All of my experience has been fishing with a boat in the Gulf. I have trolled for kings and spanish mackeral successfully, and have done pretty good over the years with bottom fishing. Because of gas prices and retirement, I sold my boat in 2010, and haven't done any fishing since. My 9 year old grandson is spending the summer with me and I want to take him fishing. My only option is the fishing pier built beside the 3 mile bridge between Pensacola and Gulf Breeze or one of the other similar structures. I am wanting to help him catch some white trout or something similar. I have absolutely NO experience with this kind of fishing. Can one of you guys recommend a good rod/reel combo for him (as a kid, I used a small Zebco), the right fishing line (I've read on here that 12 pound test mono is right), the correct size hooks, and any other tackle info you think I might need. I did this with my dad as a kid and all I remember is that we used dead shrimp or cut bait. Any help would be greatly appreciated. Thank you.


----------



## ycanti (Jul 13, 2011)

I use a 2500 with a 3/16 jig head and cut squid from Walmart ( it seems to be a little tougher) I tight line off the bottom


----------



## johnf (Jan 20, 2012)

You also have the option of beach fishing which can be a lot of fun and may give you more options of fish to target. I would probably look at a 5'6"-7' medium rod and a 2000-3000 size spinning reel if he can cast one.
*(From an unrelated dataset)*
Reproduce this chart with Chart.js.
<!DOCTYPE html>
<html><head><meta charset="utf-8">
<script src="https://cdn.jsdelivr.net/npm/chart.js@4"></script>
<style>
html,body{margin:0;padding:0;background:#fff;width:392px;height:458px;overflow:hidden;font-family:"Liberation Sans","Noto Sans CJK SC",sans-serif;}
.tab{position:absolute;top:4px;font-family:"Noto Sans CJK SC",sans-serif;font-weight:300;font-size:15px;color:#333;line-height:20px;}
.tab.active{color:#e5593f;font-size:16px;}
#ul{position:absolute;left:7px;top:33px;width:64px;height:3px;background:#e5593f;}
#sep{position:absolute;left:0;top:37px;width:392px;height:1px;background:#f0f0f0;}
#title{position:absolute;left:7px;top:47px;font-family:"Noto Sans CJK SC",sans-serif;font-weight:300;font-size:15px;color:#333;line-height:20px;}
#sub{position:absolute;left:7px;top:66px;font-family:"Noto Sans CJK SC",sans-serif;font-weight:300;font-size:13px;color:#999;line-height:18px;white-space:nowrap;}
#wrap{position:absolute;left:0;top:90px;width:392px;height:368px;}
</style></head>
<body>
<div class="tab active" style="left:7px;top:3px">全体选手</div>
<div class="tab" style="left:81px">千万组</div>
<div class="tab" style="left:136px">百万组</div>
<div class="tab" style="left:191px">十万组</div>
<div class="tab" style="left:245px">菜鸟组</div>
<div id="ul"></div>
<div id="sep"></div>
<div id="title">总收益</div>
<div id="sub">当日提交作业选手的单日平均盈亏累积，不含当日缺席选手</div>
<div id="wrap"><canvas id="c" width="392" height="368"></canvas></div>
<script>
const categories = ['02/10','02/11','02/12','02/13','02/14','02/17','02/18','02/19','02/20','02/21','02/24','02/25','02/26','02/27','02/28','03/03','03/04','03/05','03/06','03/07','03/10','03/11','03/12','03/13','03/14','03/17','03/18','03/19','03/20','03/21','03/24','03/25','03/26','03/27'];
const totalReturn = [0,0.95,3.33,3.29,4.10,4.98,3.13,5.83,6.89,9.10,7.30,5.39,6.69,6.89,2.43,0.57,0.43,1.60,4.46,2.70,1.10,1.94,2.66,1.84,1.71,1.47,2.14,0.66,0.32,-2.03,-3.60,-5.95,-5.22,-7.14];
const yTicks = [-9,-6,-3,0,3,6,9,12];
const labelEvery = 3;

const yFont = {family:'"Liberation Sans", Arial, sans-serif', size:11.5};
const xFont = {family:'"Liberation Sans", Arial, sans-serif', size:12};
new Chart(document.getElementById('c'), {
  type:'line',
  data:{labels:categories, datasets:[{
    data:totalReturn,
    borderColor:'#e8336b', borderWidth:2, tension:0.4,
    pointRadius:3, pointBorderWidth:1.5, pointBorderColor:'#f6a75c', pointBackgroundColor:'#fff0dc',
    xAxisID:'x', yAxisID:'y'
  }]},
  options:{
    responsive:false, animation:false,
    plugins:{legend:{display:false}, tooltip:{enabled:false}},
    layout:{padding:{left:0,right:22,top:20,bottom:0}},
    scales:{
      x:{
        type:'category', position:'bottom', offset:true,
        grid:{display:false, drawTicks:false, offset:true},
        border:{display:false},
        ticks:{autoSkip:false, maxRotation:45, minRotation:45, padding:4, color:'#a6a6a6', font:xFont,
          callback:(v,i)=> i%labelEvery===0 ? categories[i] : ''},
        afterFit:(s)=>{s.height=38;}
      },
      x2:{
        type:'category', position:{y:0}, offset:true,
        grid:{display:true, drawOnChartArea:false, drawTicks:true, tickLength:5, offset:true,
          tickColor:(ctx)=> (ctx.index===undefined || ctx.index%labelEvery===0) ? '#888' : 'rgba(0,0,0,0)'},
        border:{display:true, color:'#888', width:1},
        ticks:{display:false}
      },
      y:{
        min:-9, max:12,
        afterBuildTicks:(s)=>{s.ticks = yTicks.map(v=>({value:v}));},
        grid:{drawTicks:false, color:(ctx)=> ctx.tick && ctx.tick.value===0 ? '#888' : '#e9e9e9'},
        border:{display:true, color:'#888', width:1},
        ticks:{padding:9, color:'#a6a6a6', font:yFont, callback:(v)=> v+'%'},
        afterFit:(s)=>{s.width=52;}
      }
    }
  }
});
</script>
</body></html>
I'm not sure how a zebco would hold up to salt water, but with the design I would think they wouldn't do well. I use 10# braid for that size reel and haven't had any problems with it. The beach is also a lot less crowded than some of the piers I've been on and have less questionable types. Not to mention if you don't like what you see you can just walk down the beach a bit.


----------